I wish I could say I was thrilled, ecstatic, happy, and excited. But really, I'm

I'm a brat.
Especially since it's even better than I imagined. After my boss (the Big Cheese) took me into a room, I thought I was being let go, for sure. I felt kind of okay about it, since I'd been steeling myself for it for weeks and weeks, though I'm sure once I got home, I would have bawled my eyes out.
Then he told me I had the job, and furthermore, because I had expressed my desire to really have a more substantive role and duties, I was to be given that too. I'll get to work on some real issues here at the university. PLUS, I will be working exclusively with my Cool Boss and not at ALL with the ever-aggravating Office Manager Woman (OMW). They will be hiring an ADDITIONAL person to do all the plebian stuff that I've been doing and to work closely with OMW to help her get out from under her massive workload.
Oh yeah, and I'll be getting a "substantive raise."
Fantastic! Right? It sure sounds great as I type it all out. And make no mistake, I am truly grateful for this chance to prove that all this potential I have is the real deal. This is a good opportunity and I plan to make the most of it.
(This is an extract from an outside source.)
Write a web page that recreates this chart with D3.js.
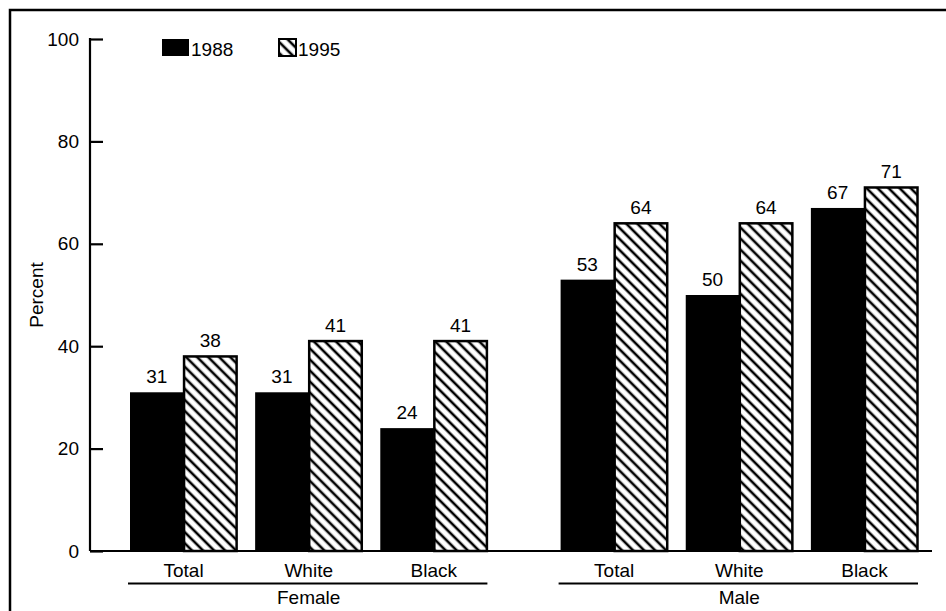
<!DOCTYPE html>
<html>
<head>
<meta charset="utf-8">
<script src="https://cdn.jsdelivr.net/npm/d3@7"></script>
<style>
  html, body { margin: 0; padding: 0; background: #fff; }
  svg { display: block; font-family: "Liberation Sans", Arial, Helvetica, sans-serif; }
</style>
</head>
<body>
<svg id="chart" width="946" height="611"></svg>
<script>
const groups = ["Female", "Male"];
const races = ["Total", "White", "Black"];
const years = ["1988", "1995"];
const values1988 = [31, 31, 24, 53, 50, 67];
const values1995 = [38, 41, 41, 64, 64, 71];
const yTicks = [0, 20, 40, 60, 80, 100];

const data = [];
groups.forEach((g, gi) => {
  races.forEach((r, ri) => {
    const idx = gi * races.length + ri;
    data.push({ group: g, race: r, year: "1988", value: values1988[idx] });
    data.push({ group: g, race: r, year: "1995", value: values1995[idx] });
  });
});

const svg = d3.select("#chart");

// Frame
svg.append("rect")
  .attr("x", 10).attr("y", 10)
  .attr("width", 1000).attr("height", 700)
  .attr("fill", "none").attr("stroke", "#000").attr("stroke-width", 2.5);

// Hatch pattern
const defs = svg.append("defs");
const pat = defs.append("pattern")
  .attr("id", "hatch")
  .attr("patternUnits", "userSpaceOnUse")
  .attr("width", 7.8).attr("height", 7.8)
  .attr("patternTransform", "rotate(-45)");
pat.append("rect").attr("width", 7.8).attr("height", 7.8).attr("fill", "#fff");
pat.append("line")
  .attr("x1", 3.9).attr("y1", -1).attr("x2", 3.9).attr("y2", 9)
  .attr("stroke", "#000").attr("stroke-width", 2.6);

const y = d3.scaleLinear().domain([0, 100]).range([551, 39]);
const xOuter = d3.scaleBand().domain(groups).range([130, 918]).paddingInner(0.17).paddingOuter(0);
const xInner = d3.scaleBand().domain(races).range([0, xOuter.bandwidth()]).paddingInner(0.144).paddingOuter(0);
const xYear = d3.scaleBand().domain(years).range([0, xInner.bandwidth()]).padding(0);

const fill = d => d === "1988" ? "#000" : "url(#hatch)";

// Y axis
const axisX = 90;
const yAxis = d3.axisRight(y).tickValues(yTicks).tickSize(13).tickFormat("");
const ya = svg.append("g").attr("transform", `translate(${axisX},0)`).call(yAxis);
ya.select(".domain").remove();
ya.selectAll(".tick line").attr("stroke", "#000").attr("stroke-width", 2.2);
svg.append("line")
  .attr("x1", axisX).attr("x2", axisX)
  .attr("y1", y(100) - 1).attr("y2", y(0))
  .attr("stroke", "#000").attr("stroke-width", 2.2);
svg.append("g").selectAll("text").data(yTicks).join("text")
  .attr("x", 79).attr("y", d => y(d)).attr("dy", "0.35em")
  .attr("text-anchor", "end").attr("font-size", 19).text(d => d);

svg.append("text")
  .attr("transform", `translate(43,${(y(0) + y(100)) / 2}) rotate(-90)`)
  .attr("text-anchor", "middle").attr("font-size", 19).text("Percent");

// Bars
const bx = d => xOuter(d.group) + xInner(d.race) + xYear(d.year);
svg.append("g").selectAll("rect").data(data).join("rect")
  .attr("x", d => d.year === "1995" ? bx(d) + 0.5 : bx(d))
  .attr("y", d => y(d.value))
  .attr("width", d => d.year === "1995" ? xYear.bandwidth() - 1 : xYear.bandwidth())
  .attr("height", d => y(0) - y(d.value))
  .attr("fill", d => fill(d.year))
  .attr("stroke", d => d.year === "1995" ? "#000" : "none")
  .attr("stroke-width", 2.5);

// Value labels
svg.append("g").selectAll("text").data(data).join("text")
  .attr("x", d => bx(d) + xYear.bandwidth() / 2)
  .attr("y", d => y(d.value) - 9)
  .attr("text-anchor", "middle").attr("font-size", 19)
  .text(d => d.value);

// Baseline
svg.append("line")
  .attr("x1", axisX).attr("x2", 932)
  .attr("y1", y(0)).attr("y2", y(0))
  .attr("stroke", "#000").attr("stroke-width", 2.2);

// Category labels
groups.forEach(g => {
  races.forEach(r => {
    svg.append("text")
      .attr("x", xOuter(g) + xInner(r) + xInner.bandwidth() / 2)
      .attr("y", 577).attr("text-anchor", "middle").attr("font-size", 19)
      .text(r);
  });
  svg.append("line")
    .attr("x1", xOuter(g) - 2).attr("x2", xOuter(g) + xOuter.bandwidth())
    .attr("y1", 583.5).attr("y2", 583.5)
    .attr("stroke", "#000").attr("stroke-width", 2.2);
  svg.append("text")
    .attr("x", xOuter(g) + xOuter.bandwidth() / 2)
    .attr("y", 604).attr("text-anchor", "middle").attr("font-size", 19)
    .text(g);
});

// Legend
const legend = svg.append("g");
const legX = [162, 279];
const legW = [27, 17];
years.forEach((yr, i) => {
  legend.append("rect")
    .attr("x", legX[i]).attr("y", 39)
    .attr("width", legW[i]).attr("height", 17)
    .attr("fill", fill(yr))
    .attr("stroke", yr === "1995" ? "#000" : "none")
    .attr("stroke-width", 2);
  legend.append("text")
    .attr("x", legX[i] + legW[i] + 2).attr("y", 56)
    .attr("font-size", 19).text(yr);
});
</script>
</body>
</html>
But I also realize that my heart is not in it. Oh, I'll make sure to do a good job, I'll continue to work hard and give it my all, but I think I "left" Montana already.

I've just become so disenchanted with Montana this past year that I yearn to start anew. I feel like I'm done here, and unless the dream job of the universe fell in my lap, I'm not sure I could muster up the excitement to stick around. And even if a great job DID come about, that doesn't change the fact that wages are low, we live hand to mouth, and that the possibility of purchasing a house has now become a joke (Missoula housing prices continue to skyrocket despite the rest of the nation's housing slump).
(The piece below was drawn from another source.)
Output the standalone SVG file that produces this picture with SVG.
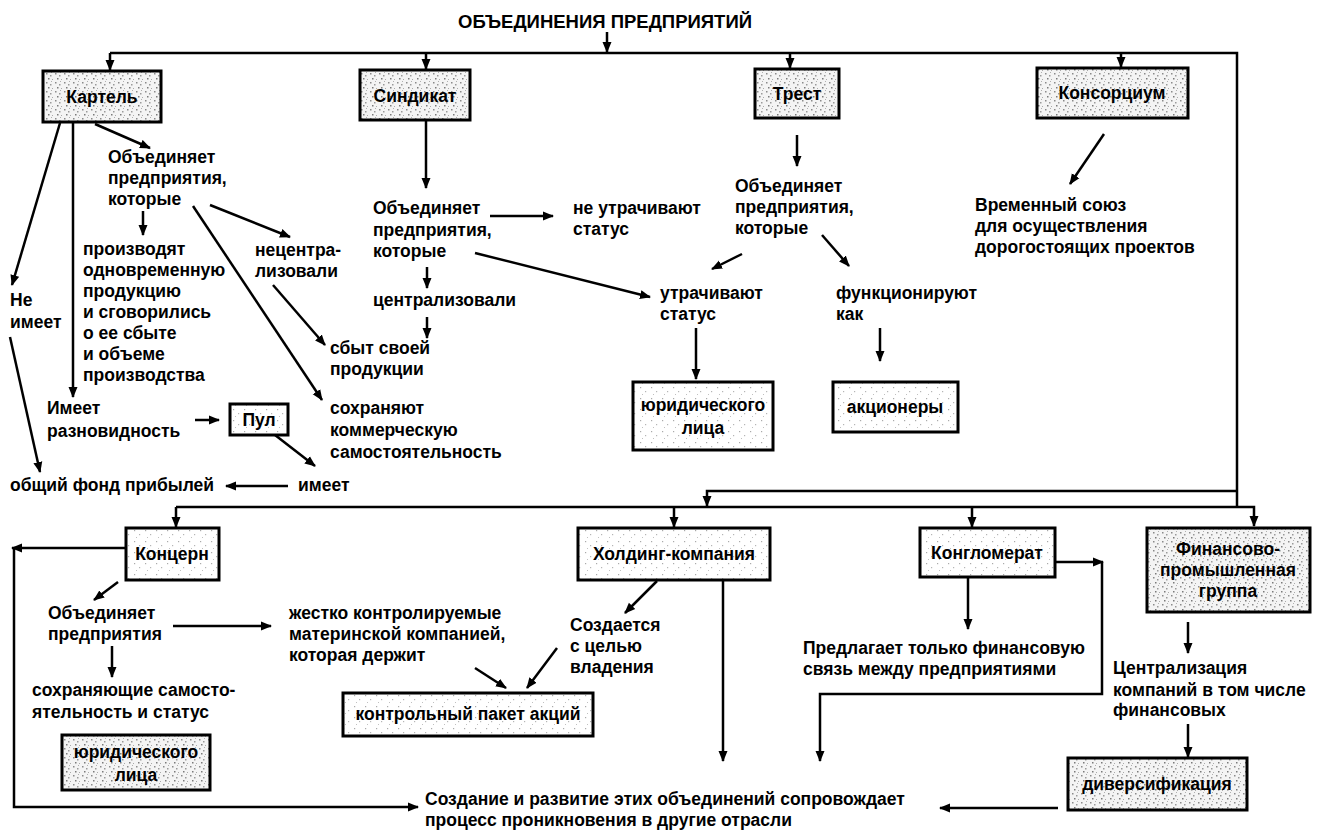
<svg xmlns="http://www.w3.org/2000/svg" width="1319" height="833" viewBox="0 0 1319 833">
<style>
text{font-family:"Liberation Sans",Arial,sans-serif;font-weight:bold;font-size:17.5px;fill:#000}
.m{text-anchor:middle}
.title{font-size:18.5px}
.box{stroke:#000;stroke-width:3}
.dense{fill:url(#pd)}
.light{fill:url(#pl)}
#conn path,#conn line{fill:none;stroke:#000;stroke-width:2.5}
.a{marker-end:url(#ah)}
</style>
<defs>
<marker id="ah" markerUnits="userSpaceOnUse" markerWidth="12" markerHeight="10" refX="10" refY="5" orient="auto"><path d="M0,0.5 L11,5 L0,9.5 z" fill="#000"/></marker>
<pattern id="pd" width="9" height="9" patternUnits="userSpaceOnUse"><rect width="9" height="9" fill="#f4f4f4"/><rect x="1" y="1" width="1.5" height="1.5" fill="#8a8a8a"/><rect x="5" y="3" width="1.5" height="1.5" fill="#9a9a9a"/><rect x="3" y="6" width="1.5" height="1.5" fill="#7a7a7a"/><rect x="7" y="7" width="1" height="1" fill="#aaa"/><rect x="6" y="0" width="1" height="1" fill="#b0b0b0"/></pattern>
<pattern id="pl" width="11" height="11" patternUnits="userSpaceOnUse"><rect width="11" height="11" fill="#fff"/><rect x="2" y="2" width="1.2" height="1.2" fill="#aaa"/><rect x="7" y="6" width="1.2" height="1.2" fill="#b5b5b5"/><rect x="4" y="9" width="1" height="1" fill="#c0c0c0"/></pattern>
</defs>
<rect width="1319" height="833" fill="#fff"/>

<g id="conn">
<line class="a" x1="607" y1="32" x2="607" y2="52"/>
<path d="M110,53 H1237 V507"/>
<line class="a" x1="110" y1="53" x2="110" y2="70"/>
<line class="a" x1="426" y1="53" x2="426" y2="69"/>
<line class="a" x1="790" y1="53" x2="790" y2="68"/>
<line class="a" x1="1121" y1="53" x2="1121" y2="67"/>
<!-- Картель -->
<line class="a" x1="60" y1="123" x2="12" y2="285"/>
<line class="a" x1="73" y1="123" x2="73" y2="397"/>
<line class="a" x1="95" y1="124" x2="150" y2="148"/>
<line class="a" x1="143" y1="211" x2="143" y2="235"/>
<line class="a" x1="210" y1="205" x2="290" y2="237"/>
<line class="a" x1="193" y1="206" x2="322" y2="400"/>
<line class="a" x1="273" y1="285" x2="325" y2="345"/>
<line class="a" x1="195" y1="420" x2="219" y2="420"/>
<line class="a" x1="275" y1="435" x2="315" y2="466"/>
<line class="a" x1="288" y1="486" x2="226" y2="486"/>
<line class="a" x1="10" y1="337" x2="40" y2="472"/>
<!-- Синдикат -->
<line class="a" x1="426" y1="121" x2="426" y2="188"/>
<line class="a" x1="490" y1="216" x2="553" y2="216"/>
<line class="a" x1="427" y1="267" x2="427" y2="288"/>
<line class="a" x1="427" y1="317" x2="427" y2="338"/>
<line class="a" x1="475" y1="253" x2="650" y2="297"/>
<!-- Трест -->
<line class="a" x1="797" y1="135" x2="797" y2="166"/>
<line class="a" x1="742" y1="254" x2="712" y2="269"/>
<line class="a" x1="822" y1="235" x2="849" y2="266"/>
<line class="a" x1="696" y1="328" x2="696" y2="379"/>
<line class="a" x1="880" y1="328" x2="880" y2="361"/>
<!-- Консорциум -->
<line class="a" x1="1104" y1="134" x2="1070" y2="184"/>
<!-- bottom distribution -->
<path d="M1237,491 H707 V506" class="a"/>
<path d="M176,507 H1254 V526" class="a"/>
<line class="a" x1="176" y1="507" x2="176" y2="527"/>
<line class="a" x1="674" y1="507" x2="674" y2="527"/>
<line class="a" x1="972" y1="507" x2="972" y2="527"/>
<!-- Концерн -->
<line class="a" x1="126" y1="548" x2="12" y2="548"/>
<path class="a" d="M14,548 V807 H418"/>
<line class="a" x1="118" y1="582" x2="94" y2="600"/>
<line class="a" x1="173" y1="626" x2="271" y2="626"/>
<line class="a" x1="112" y1="646" x2="112" y2="677"/>
<line class="a" x1="475" y1="668" x2="506" y2="688"/>
<!-- Холдинг -->
<line class="a" x1="657" y1="581" x2="625" y2="613"/>
<line class="a" x1="557" y1="648" x2="527" y2="688"/>
<line class="a" x1="723" y1="580" x2="723" y2="761"/>
<!-- Конгломерат -->
<line class="a" x1="968" y1="578" x2="968" y2="629"/>
<line class="a" x1="1056" y1="562" x2="1103" y2="562"/>
<path class="a" d="M1102,562 V694 H820 V761"/>
<!-- ФПГ -->
<line class="a" x1="1188" y1="622" x2="1188" y2="653"/>
<line class="a" x1="1188" y1="724" x2="1188" y2="757"/>
<line class="a" x1="1058" y1="808" x2="940" y2="808"/>
</g>

<g id="title"><text class="m title" x="605" y="28">ОБЪЕДИНЕНИЯ ПРЕДПРИЯТИЙ</text></g>

<g id="kartel"><rect class="box dense" x="43" y="71" width="118" height="51"/><text class="m" x="102" y="103">Картель</text></g>
<g id="sindikat"><rect class="box dense" x="360" y="70" width="110" height="50"/><text class="m" x="415" y="102">Синдикат</text></g>
<g id="trest"><rect class="box dense" x="755" y="69" width="84" height="49"/><text class="m" x="797" y="100">Трест</text></g>
<g id="konsorcium"><rect class="box dense" x="1037" y="68" width="151" height="50"/><text class="m" x="1112" y="99">Консорциум</text></g>

<g id="k-obj"><text x="108" y="163">Объединяет</text><text x="108" y="184">предприятия,</text><text x="108" y="205">которые</text></g>
<g id="k-proizv"><text x="83" y="255">производят</text><text x="83" y="276">одновременную</text><text x="83" y="297">продукцию</text><text x="83" y="318">и сговорились</text><text x="83" y="339">о ее сбыте</text><text x="83" y="360">и объеме</text><text x="83" y="381">производства</text></g>
<g id="k-necentr"><text x="255" y="256">нецентра-</text><text x="255" y="277">лизовали</text></g>
<g id="k-neimeet"><text x="10" y="306">Не</text><text x="10" y="328">имеет</text></g>
<g id="k-imeet-razn"><text x="47" y="414">Имеет</text><text x="47" y="437">разновидность</text></g>
<g id="pul"><rect class="box light" x="230" y="404" width="58" height="31"/><text class="m" x="259" y="426">Пул</text></g>
<g id="sbyt"><text x="330" y="354">сбыт своей</text><text x="330" y="375">продукции</text></g>
<g id="sohranyayut"><text x="330" y="414">сохраняют</text><text x="330" y="436">коммерческую</text><text x="330" y="458">самостоятельность</text></g>
<g id="fond"><text x="10" y="491">общий фонд прибылей</text></g>
<g id="imeet"><text x="298" y="491">имеет</text></g>

<g id="s-obj"><text x="373" y="214">Объединяет</text><text x="373" y="236">предприятия,</text><text x="373" y="257">которые</text></g>
<g id="ne-utr"><text x="573" y="214">не утрачивают</text><text x="573" y="235">статус</text></g>
<g id="centr"><text x="373" y="306">централизовали</text></g>

<g id="t-obj"><text x="735" y="192">Объединяет</text><text x="735" y="213">предприятия,</text><text x="735" y="234">которые</text></g>
<g id="utr"><text x="660" y="299">утрачивают</text><text x="660" y="320">статус</text></g>
<g id="funk"><text x="836" y="299">функционируют</text><text x="836" y="320">как</text></g>
<g id="yur1"><rect class="box light" x="633" y="382" width="140" height="68"/><text class="m" x="703" y="411">юридического</text><text class="m" x="703" y="434">лица</text></g>
<g id="akcionery"><rect class="box light" x="833" y="382" width="125" height="50"/><text class="m" x="895" y="413">акционеры</text></g>

<g id="vrem"><text x="975" y="211">Временный союз</text><text x="975" y="232">для осуществления</text><text x="975" y="253">дорогостоящих проектов</text></g>

<g id="koncern"><rect class="box light" x="126" y="528" width="93" height="52"/><text class="m" x="172" y="560">Концерн</text></g>
<g id="kc-obj"><text x="48" y="619">Объединяет</text><text x="48" y="640">предприятия</text></g>
<g id="zhestko"><text x="289" y="619">жестко контролируемые</text><text x="289" y="640">материнской компанией,</text><text x="289" y="661">которая держит</text></g>
<g id="sohr-st"><text x="32" y="696">сохраняющие самосто-</text><text x="32" y="718">ятельность и статус</text></g>
<g id="yur2"><rect class="box dense" x="62" y="735" width="148" height="55"/><text class="m" x="136" y="758">юридического</text><text class="m" x="136" y="781">лица</text></g>
<g id="paket"><rect class="box light" x="343" y="693" width="250" height="43"/><text class="m" x="468" y="720">контрольный пакет акций</text></g>

<g id="holding"><rect class="box light" x="578" y="528" width="192" height="52"/><text class="m" x="674" y="560">Холдинг-компания</text></g>
<g id="sozdaetsya"><text x="570" y="631">Создается</text><text x="570" y="652">с целью</text><text x="570" y="673">владения</text></g>

<g id="konglomerat"><rect class="box light" x="920" y="528" width="135" height="49"/><text class="m" x="987" y="559">Конгломерат</text></g>
<g id="predlagaet"><text x="803" y="654">Предлагает только финансовую</text><text x="803" y="675">связь между предприятиями</text></g>

<g id="fpg"><rect class="box dense" x="1147" y="528" width="163" height="84"/><text class="m" x="1228" y="555">Финансово-</text><text class="m" x="1228" y="576">промышленная</text><text class="m" x="1228" y="597">группа</text></g>
<g id="centralizaciya"><text x="1113" y="674">Централизация</text><text x="1113" y="696">компаний в том числе</text><text x="1113" y="716">финансовых</text></g>
<g id="divers"><rect class="box dense" x="1068" y="758" width="179" height="52"/><text class="m" x="1157" y="790">диверсификация</text></g>

<g id="sozdanie"><text x="425" y="805">Создание и развитие этих объединений сопровождает</text><text x="425" y="826">процесс проникновения в другие отрасли</text></g>
</svg>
I now fantasize about returning to Missouri (hopefully Columbia or Springfield area), and still dream of New Zealand. I feel like I'm just treading water here and wasting precious time. I'll be 35 next month and I have no career to show for it, not to mention that if I want to get knocked up, the clock has recently begun to tick in my ear. I need a job that I can not only use my education and skills in, but one that I look forward to going to every day. And my husband needs that as well. I'm not ashamed to say this place has crushed us. I don't feel shame because I know that we're two worthy, educated, talented people who just got a shit deal, and that in many other places, we'd be kicking some ass right now.
But for now, I'm gainfully employed. Hallelujah.
Onward!
5 comments:
*nodnodnod* I totally get what you're saying, as we have 'gotten' each other over the past year.
At least now you can get paid a decent wage as you scheme and plot to move somewhere else.
Congratulations...you should be proud of yourself despite it all. (But I know how you feel)
Try to think about it as a baby step toward getting everything else in line??? Maybe? No? Well, *I'M* happy for you. Have a wonderful Christmas.
Thanks, you too! I am definitely grateful, despite my "attitude." I will make the most of it.
Yay!
I'm happy that you got the job (for which you are overqualified, and they should be grateful to have you at all). I also understand your frustrations and desire to move along.
I've been thinking a lot about turning 35 next year, and realizing I haven't done anywhere near the amount of traveling I want to in this life, and I understand the difficulty of balancing the security of job (which is a phrase that I hear in my parents' voices, not my own) and the desire to be free to explore the world and your own creativity.
I hope you will get to move soon. In the meantime, I am glad that they recognized the treasure they have in you!